Rabu, 8 Juli 2020, pimpinan MPR menemui Presiden, salah satunya menanyakan posisi pemerintah dalam polemik RUU HIP. Presiden menyatakan masih mengkaji lebih mendalam RUU HIP dengan mendengarkan aspirasi masyarakat. Ketua MPR juga diingatkan soal ideologi yang intinya harus memikirkan bagaimana menjaga Pancasila sampai kapan pun. Bahkan BPIP akan diberi payung hukum berupa undang-undang, bukan lagi Perpres. Mungkin ini isyarat Presiden bahwa pemerintah akan menolak usulan RUU HIP karena bertentangan dengan keinginan masyarakat.
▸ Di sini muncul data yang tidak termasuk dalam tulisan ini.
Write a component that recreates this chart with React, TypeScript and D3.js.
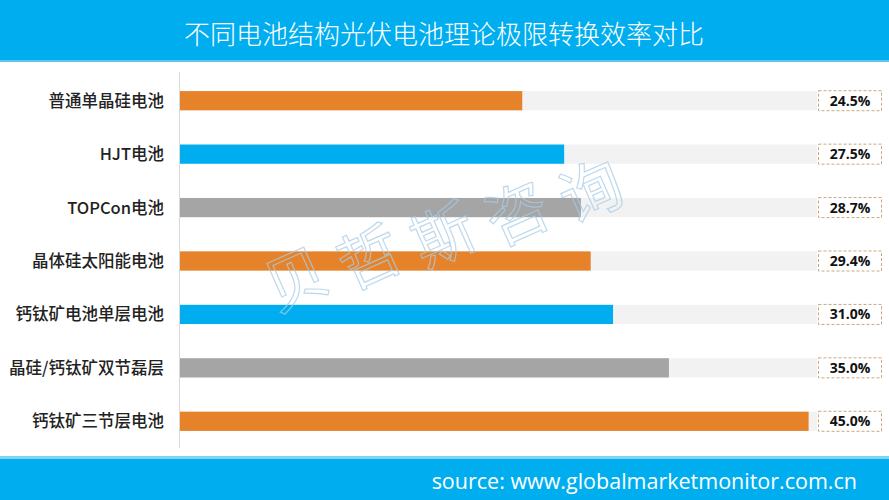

Pada dasarnya demokrasi memberi ruang kepada siapa saja untuk secara aktif terlibat dalam pembangunan nasional. Namun, seyogyanya dilakukan dengan memperhatikan keseimbangan sosial. Terlebih jika membuat peraturan perundangan yang imbasnya luas dan menyeluruh. Harus diperhitungkan matang-matang dan tidak boleh dimonopoli oleh kepentingan golongan tertentu, lebih-lebih hanya kepentingan seorang saja. Pancasila sudah menjadi harga mati, bukan basa-basi, dan tidak bisa ditawar lagi. Menafsirkan ulang Pancasila dengan menyimpang dari tujuan aslinya dapat dianggap pengkhianatan terhadap negara.
Menarik untuk ditunggu, bagaimana kelanjutan polemik RUU HIP? Saat ini bola panas berada di tangan Presiden. Keputusannya untuk menerima atau menolak membahas RUU HIP akan mempengaruhi reputasi politik dan kenegaraannya. Pemerintah selalu mengklaim telah mendengarkan suara rakyat. Pertanyaannya, rakyat yang mana dan suara yang seperti apa? Begitupun DPR, yang katanya wakil rakyat, tetapi sering kali usulannya ditolak oleh rakyat, bahkan menimbulkan kegaduhan. Mungkin dari pada sepi, DPR sedang membuat lelucon untuk menghibur masyakat yang selama 3 bulan terakhir terkena dampak Covid-19.